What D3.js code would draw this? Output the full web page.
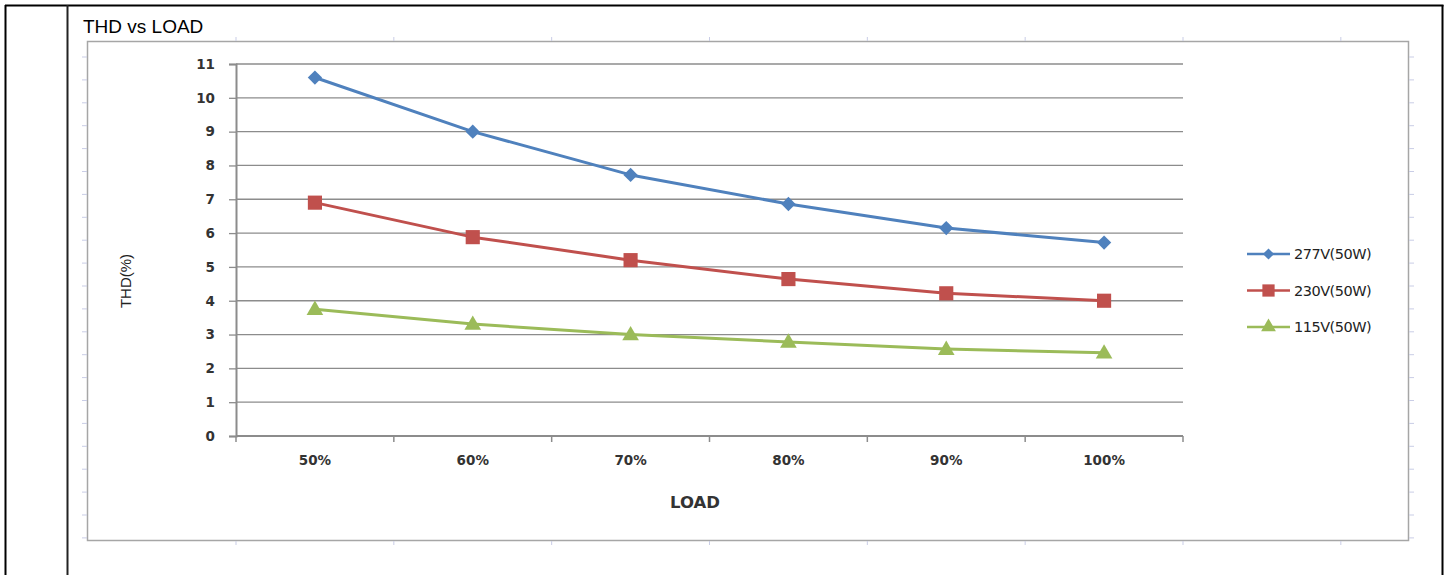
<!DOCTYPE html>
<html>
<head>
<meta charset="utf-8">
<script src="https://cdn.jsdelivr.net/npm/d3@7/dist/d3.min.js"></script>
<style>
html,body{margin:0;padding:0;background:#fff;}
svg{display:block;}
</style>
</head>
<body>
<svg id="chart" width="1451" height="575"></svg>
<script>
const categories = ["50%", "60%", "70%", "80%", "90%", "100%"];
const seriesNames = ["277V(50W)", "230V(50W)", "115V(50W)"];
const v277 = [10.6, 9.0, 7.72, 6.86, 6.15, 5.72];
const v230 = [6.9, 5.88, 5.2, 4.64, 4.22, 4.0];
const v115 = [3.75, 3.31, 3.0, 2.78, 2.57, 2.46];
const yTicks = [0,1,2,3,4,5,6,7,8,9,10,11];
const title = "THD vs LOAD";
const xTitle = "LOAD";
const yTitle = "THD(%)";

const series = [
  {name: seriesNames[0], values: v277, color: "#4F81BD", marker: "diamond"},
  {name: seriesNames[1], values: v230, color: "#C0504D", marker: "square"},
  {name: seriesNames[2], values: v115, color: "#9BBB59", marker: "triangle"}
];

const svg = d3.select("#chart");

// outer table borders
svg.append("line").attr("x1",5.5).attr("x2",5.5).attr("y1",5).attr("y2",575).attr("stroke","#000").attr("stroke-width",2);
svg.append("line").attr("x1",5).attr("x2",1443.5).attr("y1",5.5).attr("y2",5.5).attr("stroke","#000").attr("stroke-width",2);
svg.append("line").attr("x1",1442.5).attr("x2",1442.5).attr("y1",5).attr("y2",575).attr("stroke","#000").attr("stroke-width",2);
svg.append("line").attr("x1",67.5).attr("x2",67.5).attr("y1",5).attr("y2",575).attr("stroke","#222").attr("stroke-width",2);

// title
svg.append("text").attr("x",83).attr("y",33).attr("font-family","Liberation Sans, Arial, sans-serif")
  .attr("font-size",19).attr("fill","#000").text(title);

// chart frame
const frame = {x0: 87.5, y0: 41.5, x1: 1408.5, y1: 540.5};
svg.append("rect").attr("x",frame.x0).attr("y",frame.y0).attr("width",frame.x1-frame.x0).attr("height",frame.y1-frame.y0)
  .attr("fill","#fff").attr("stroke","#a6a6a6").attr("stroke-width",1.5);

const plot = {left: 236, right: 1183, top: 64, bottom: 436};

const x = d3.scaleBand().domain(categories).range([plot.left, plot.right]).padding(0);
const y = d3.scaleLinear().domain([0, 11]).range([plot.bottom, plot.top]);

// faint outside ticks on the frame
const faint = "#c9cde6";
const outerStep = 22.9;
for (let yy = 57; yy < frame.y1; yy += outerStep) {
  svg.append("line").attr("x1",82).attr("x2",87).attr("y1",yy).attr("y2",yy).attr("stroke",faint).attr("stroke-width",1);
  svg.append("line").attr("x1",1409).attr("x2",1414).attr("y1",yy).attr("y2",yy).attr("stroke",faint).attr("stroke-width",1);
}
const bounds = categories.map(c => x(c)).concat([plot.right]);
bounds.concat([plot.right + x.bandwidth()]).forEach(bx => {
  svg.append("line").attr("x1",bx).attr("x2",bx).attr("y1",37).attr("y2",41).attr("stroke",faint).attr("stroke-width",1);
  svg.append("line").attr("x1",bx).attr("x2",bx).attr("y1",541).attr("y2",545).attr("stroke",faint).attr("stroke-width",1);
});

// gridlines
svg.append("g").selectAll("line").data(yTicks.filter(d => d > 0)).join("line")
  .attr("x1", plot.left).attr("x2", plot.right)
  .attr("y1", d => y(d)).attr("y2", d => y(d))
  .attr("stroke", "#8c8c8c").attr("stroke-width", 1.3);

// y axis
const yAxis = svg.append("g").attr("transform", `translate(${plot.left},0)`)
  .call(d3.axisLeft(y).tickValues(yTicks).tickSize(7).tickPadding(14).tickFormat(d3.format("d")));
yAxis.select(".domain").attr("stroke", "#8c8c8c").attr("stroke-width", 2);
yAxis.selectAll(".tick line").attr("stroke", "#8c8c8c").attr("stroke-width", 1.3);
yAxis.selectAll(".tick text").attr("font-family", "DejaVu Sans, Verdana, sans-serif").attr("font-weight","bold")
  .attr("font-size", 13.5).attr("fill", "#333");

// x axis
const xAxis = svg.append("g").attr("transform", `translate(0,${plot.bottom})`)
  .call(d3.axisBottom(x).tickSize(0).tickPadding(19));
xAxis.select(".domain").remove();
svg.append("line").attr("x1",plot.left).attr("x2",plot.right).attr("y1",plot.bottom).attr("y2",plot.bottom)
  .attr("stroke","#8c8c8c").attr("stroke-width",2);
svg.append("g").selectAll("line").data(bounds).join("line")
  .attr("x1", d => d).attr("x2", d => d).attr("y1", plot.bottom).attr("y2", plot.bottom + 6)
  .attr("stroke", "#8c8c8c").attr("stroke-width", 1.5);
xAxis.selectAll(".tick text").attr("font-family", "DejaVu Sans, Verdana, sans-serif").attr("font-weight","bold")
  .attr("font-size", 13.5).attr("fill", "#333");

// axis titles
svg.append("text").attr("x", 695).attr("y", 508).attr("text-anchor","middle")
  .attr("font-family","DejaVu Sans, Verdana, sans-serif").attr("font-weight","bold").attr("font-size",16.5).attr("fill","#333")
  .text(xTitle);
svg.append("text").attr("transform","translate(131,281) rotate(-90)").attr("text-anchor","middle")
  .attr("font-family","Liberation Sans, Arial, sans-serif").attr("font-size",15).attr("fill","#222")
  .text(yTitle);

const cx = d => x(d) + x.bandwidth()/2;
const line = d3.line().x((d,i) => cx(categories[i])).y(d => y(d));

function markerPath(type, size) {
  if (type === "diamond") return d3.symbol().type(d3.symbolDiamond2).size(size)();
  if (type === "square") return d3.symbol().type(d3.symbolSquare).size(size)();
  return d3.symbol().type(d3.symbolTriangle).size(size)();
}
const markerSize = {diamond: 130, square: 200, triangle: 120};
const legendMarkerSize = {diamond: 80, square: 150, triangle: 95};

series.forEach(s => {
  svg.append("path").datum(s.values).attr("d", line).attr("fill","none")
    .attr("stroke", s.color).attr("stroke-width", 3).attr("stroke-linejoin","round");
  svg.append("g").selectAll("path").data(s.values).join("path")
    .attr("d", markerPath(s.marker, markerSize[s.marker]))
    .attr("transform", (d,i) => `translate(${cx(categories[i])},${y(d) + (s.marker==="triangle"?1:0)})`)
    .attr("fill", s.color);
});

// legend
const legY = d3.scalePoint().domain(seriesNames).range([254, 327]);
const leg = svg.append("g");
series.forEach(s => {
  const ly = legY(s.name);
  leg.append("line").attr("x1",1247).attr("x2",1290).attr("y1",ly).attr("y2",ly).attr("stroke",s.color).attr("stroke-width",2.5);
  leg.append("path").attr("d", markerPath(s.marker, legendMarkerSize[s.marker]))
    .attr("transform",`translate(1268.5,${ly})`).attr("fill", s.color);
  leg.append("text").attr("x",1294).attr("y",ly+5).attr("font-family","DejaVu Sans, Verdana, sans-serif")
    .attr("font-size",14.5).attr("fill","#222").attr("letter-spacing",-0.5).text(s.name);
});
</script>
</body>
</html>
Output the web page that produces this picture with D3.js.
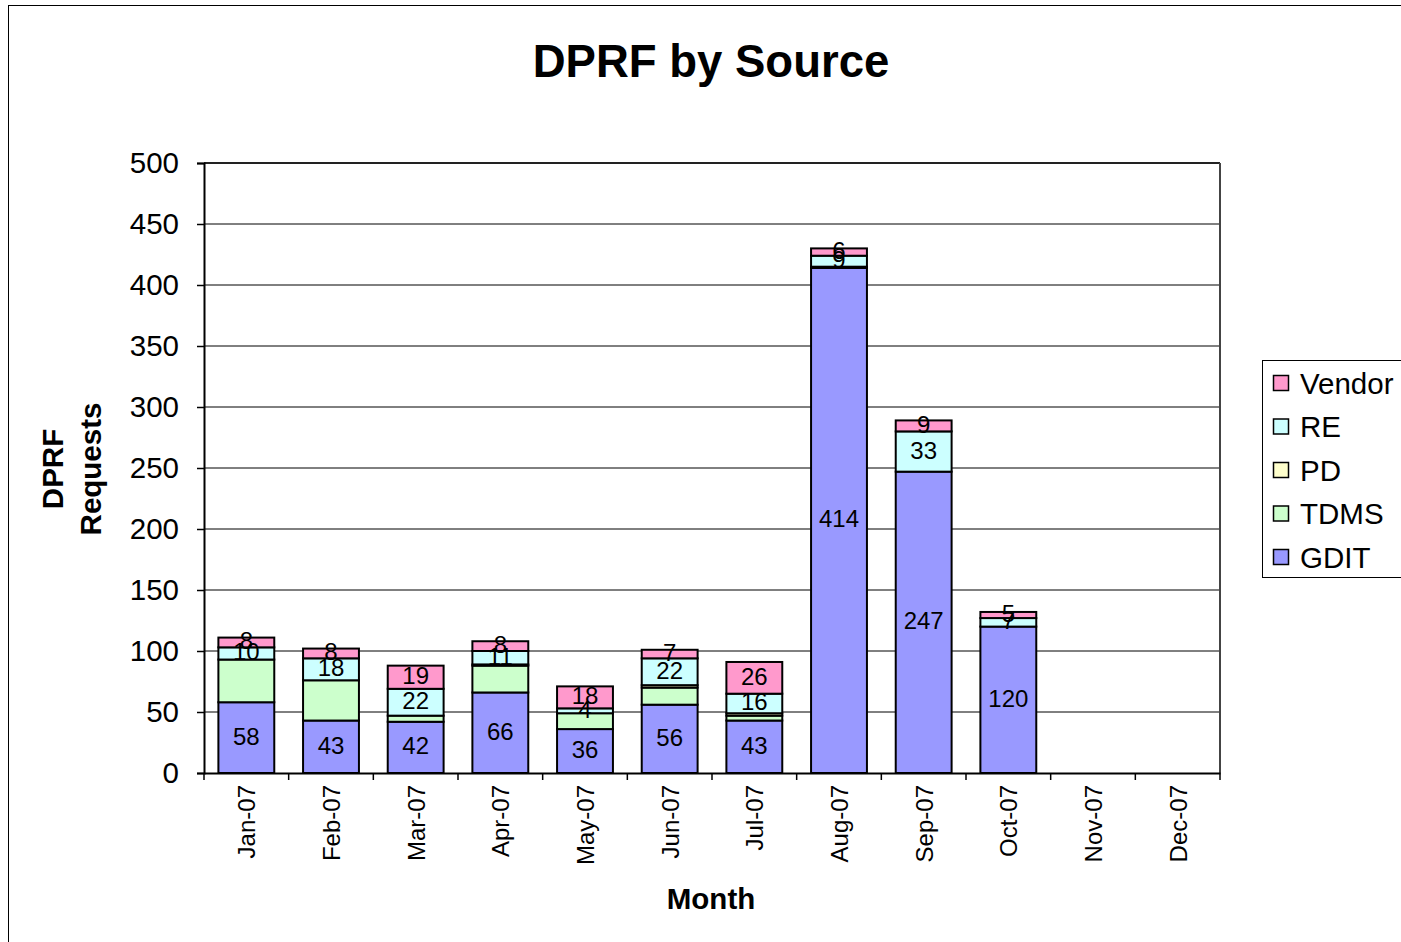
<!DOCTYPE html>
<html>
<head>
<meta charset="utf-8">
<script src="https://cdn.jsdelivr.net/npm/d3@7/dist/d3.min.js"></script>
<style>
  html, body { margin: 0; padding: 0; background: #fff; }
  svg { display: block; font-family: "Liberation Sans", Arial, sans-serif; }
</style>
</head>
<body>
<svg id="chart" width="1401" height="942"></svg>
<script>
const months = ["Jan-07","Feb-07","Mar-07","Apr-07","May-07","Jun-07","Jul-07","Aug-07","Sep-07","Oct-07","Nov-07","Dec-07"];
const GDIT   = [58, 43, 42, 66, 36, 56, 43, 414, 247, 120, 0, 0];
const TDMS   = [35, 33,  5, 22, 13, 14,  4,   1,   0,   0, 0, 0];
const PD     = [ 0,  0,  0,  1,  0,  2,  2,   0,   0,   0, 0, 0];
const RE     = [10, 18, 22, 11,  4, 22, 16,   9,  33,   7, 0, 0];
const Vendor = [ 8,  8, 19,  8, 18,  7, 26,   6,   9,   5, 0, 0];
const seriesNames = ["GDIT","TDMS","PD","RE","Vendor"];
const seriesValues = {GDIT, TDMS, PD, RE, Vendor};
const labelled = ["GDIT","RE","Vendor"];
const colors = {GDIT:"#9999FF", TDMS:"#CCFFCC", PD:"#FFFFCC", RE:"#CCFFFF", Vendor:"#FF99CC"};
const yTicks = [0,50,100,150,200,250,300,350,400,450,500];

const svg = d3.select("#chart");
const pLeft = 204, pRight = 1220, pTop = 163, pBottom = 773;

// outer frame
svg.append("rect").attr("x", 8.5).attr("y", 5.5).attr("width", 1500).attr("height", 1000)
  .attr("fill", "none").attr("stroke", "#000").attr("stroke-width", 1);

const table = months.map((m, i) => {
  const o = {month: m};
  seriesNames.forEach(s => o[s] = seriesValues[s][i]);
  return o;
});
const stacked = d3.stack().keys(seriesNames)(table);

const x = d3.scaleBand().domain(months).range([pLeft, pRight]).paddingInner(0.34).paddingOuter(0.17);
const y = d3.scaleLinear().domain([0, 500]).range([pBottom, pTop]);

// gridlines
svg.append("g").selectAll("line").data(yTicks.filter(t => t > 0)).join("line")
  .attr("x1", pLeft).attr("x2", pRight)
  .attr("y1", d => y(d)).attr("y2", d => y(d))
  .attr("stroke", "#000").attr("stroke-width", 1);

// plot border top/right
svg.append("line").attr("x1", pLeft).attr("x2", pRight).attr("y1", pTop).attr("y2", pTop)
  .attr("stroke", "#222").attr("stroke-width", 2);
svg.append("line").attr("x1", pRight).attr("x2", pRight).attr("y1", pTop).attr("y2", pBottom)
  .attr("stroke", "#444").attr("stroke-width", 2);

// bars
const gBars = svg.append("g");
stacked.forEach(layer => {
  gBars.append("g").selectAll("rect").data(layer.filter(d => d[1] - d[0] > 0)).join("rect")
    .attr("x", d => x(d.data.month))
    .attr("width", x.bandwidth())
    .attr("y", d => y(d[1]))
    .attr("height", d => y(d[0]) - y(d[1]))
    .attr("fill", colors[layer.key])
    .attr("stroke", "#000").attr("stroke-width", 2);
});

// labels
stacked.filter(l => labelled.includes(l.key)).forEach(layer => {
  svg.append("g").selectAll("text").data(layer.filter(d => d[1] - d[0] > 0)).join("text")
    .attr("x", d => x(d.data.month) + x.bandwidth() / 2)
    .attr("y", d => (y(d[0]) + y(d[1])) / 2 - 1.5)
    .attr("text-anchor", "middle")
    .attr("dominant-baseline", "central")
    .attr("font-size", 24)
    .attr("fill", "#000")
    .text(d => d[1] - d[0]);
});

// y axis
const yAxis = d3.axisLeft(y).tickValues(yTicks).tickSize(7).tickPadding(18);
const gy = svg.append("g").attr("transform", `translate(${pLeft},0)`).call(yAxis);
gy.select(".domain").attr("stroke", "#000").attr("stroke-width", 2);
gy.selectAll(".tick line").attr("stroke", "#000").attr("stroke-width", 1.5);
gy.selectAll(".tick text").attr("font-size", 29.5).attr("fill", "#000")
  .attr("font-family", "Liberation Sans, Arial, sans-serif");

// x axis
const xAxis = d3.axisBottom(x).tickSize(0).tickPadding(0);
const gx = svg.append("g").attr("transform", `translate(0,${pBottom})`).call(xAxis);
gx.select(".domain").attr("stroke", "#000").attr("stroke-width", 2);
gx.selectAll(".tick text")
  .attr("font-size", 24).attr("fill", "#000")
  .attr("font-family", "Liberation Sans, Arial, sans-serif")
  .attr("text-anchor", "end")
  .attr("dy", null).attr("y", 0)
  .attr("transform", "translate(9,12) rotate(-90)");
// category boundary ticks
const bounds = months.map(m => x(m) - x.step() * x.paddingInner() / 2).concat([pRight]);
svg.append("g").selectAll("line").data(bounds).join("line")
  .attr("x1", d => d).attr("x2", d => d).attr("y1", pBottom).attr("y2", pBottom + 7)
  .attr("stroke", "#000").attr("stroke-width", 1.5);

// titles
svg.append("text").attr("x", 711).attr("y", 77).attr("text-anchor", "middle")
  .attr("font-size", 45.5).attr("font-weight", "bold").text("DPRF by Source");
svg.append("text").attr("x", 711).attr("y", 909).attr("text-anchor", "middle")
  .attr("font-size", 29.5).attr("font-weight", "bold").text("Month");
svg.append("text").attr("transform", "translate(63,469) rotate(-90)").attr("text-anchor", "middle")
  .attr("font-size", 29.5).attr("font-weight", "bold").text("DPRF");
svg.append("text").attr("transform", "translate(101,469) rotate(-90)").attr("text-anchor", "middle")
  .attr("font-size", 29.5).attr("font-weight", "bold").text("Requests");

// legend
const legendOrder = ["Vendor","RE","PD","TDMS","GDIT"];
const lg = svg.append("g");
lg.append("rect").attr("x", 1262.5).attr("y", 360.5).attr("width", 200).attr("height", 217)
  .attr("fill", "#fff").attr("stroke", "#000").attr("stroke-width", 1);
const items = lg.selectAll("g.item").data(legendOrder).join("g")
  .attr("transform", (d, i) => `translate(1273,${383 + i * 43.5})`);
items.append("rect").attr("x", 0.5).attr("y", -7.5).attr("width", 15).attr("height", 15)
  .attr("fill", d => colors[d]).attr("stroke", "#000").attr("stroke-width", 1.5);
items.append("text").attr("x", 27).attr("y", 0).attr("dominant-baseline", "central")
  .attr("font-size", 29.5).attr("fill", "#000").text(d => d);
</script>
</body>
</html>
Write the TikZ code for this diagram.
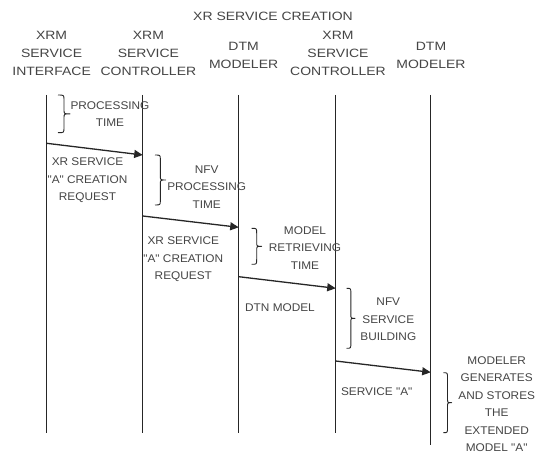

To do
Pictures are excluded. Repeat exactly the lines from the one containing "Output the web" to the one containing "const stacked = d3.stack().keys(seriesNames)(table);", inclusive.

The answer
Output the web page that produces this picture with D3.js.
<!DOCTYPE html>
<html>
<head>
<meta charset="utf-8">
<script src="https://cdn.jsdelivr.net/npm/d3@7/dist/d3.min.js"></script>
<style>
  html, body { margin: 0; padding: 0; background: #fff; }
  svg { display: block; font-family: "Liberation Sans", Arial, sans-serif; }
</style>
</head>
<body>
<svg id="chart" width="1401" height="942"></svg>
<script>
const months = ["Jan-07","Feb-07","Mar-07","Apr-07","May-07","Jun-07","Jul-07","Aug-07","Sep-07","Oct-07","Nov-07","Dec-07"];
const GDIT   = [58, 43, 42, 66, 36, 56, 43, 414, 247, 120, 0, 0];
const TDMS   = [35, 33,  5, 22, 13, 14,  4,   1,   0,   0, 0, 0];
const PD     = [ 0,  0,  0,  1,  0,  2,  2,   0,   0,   0, 0, 0];
const RE     = [10, 18, 22, 11,  4, 22, 16,   9,  33,   7, 0, 0];
const Vendor = [ 8,  8, 19,  8, 18,  7, 26,   6,   9,   5, 0, 0];
const seriesNames = ["GDIT","TDMS","PD","RE","Vendor"];
const seriesValues = {GDIT, TDMS, PD, RE, Vendor};
const labelled = ["GDIT","RE","Vendor"];
const colors = {GDIT:"#9999FF", TDMS:"#CCFFCC", PD:"#FFFFCC", RE:"#CCFFFF", Vendor:"#FF99CC"};
const yTicks = [0,50,100,150,200,250,300,350,400,450,500];

const svg = d3.select("#chart");
const pLeft = 204, pRight = 1220, pTop = 163, pBottom = 773;

// outer frame
svg.append("rect").attr("x", 8.5).attr("y", 5.5).attr("width", 1500).attr("height", 1000)
  .attr("fill", "none").attr("stroke", "#000").attr("stroke-width", 1);

const table = months.map((m, i) => {
  const o = {month: m};
  seriesNames.forEach(s => o[s] = seriesValues[s][i]);
  return o;
});
const stacked = d3.stack().keys(seriesNames)(table);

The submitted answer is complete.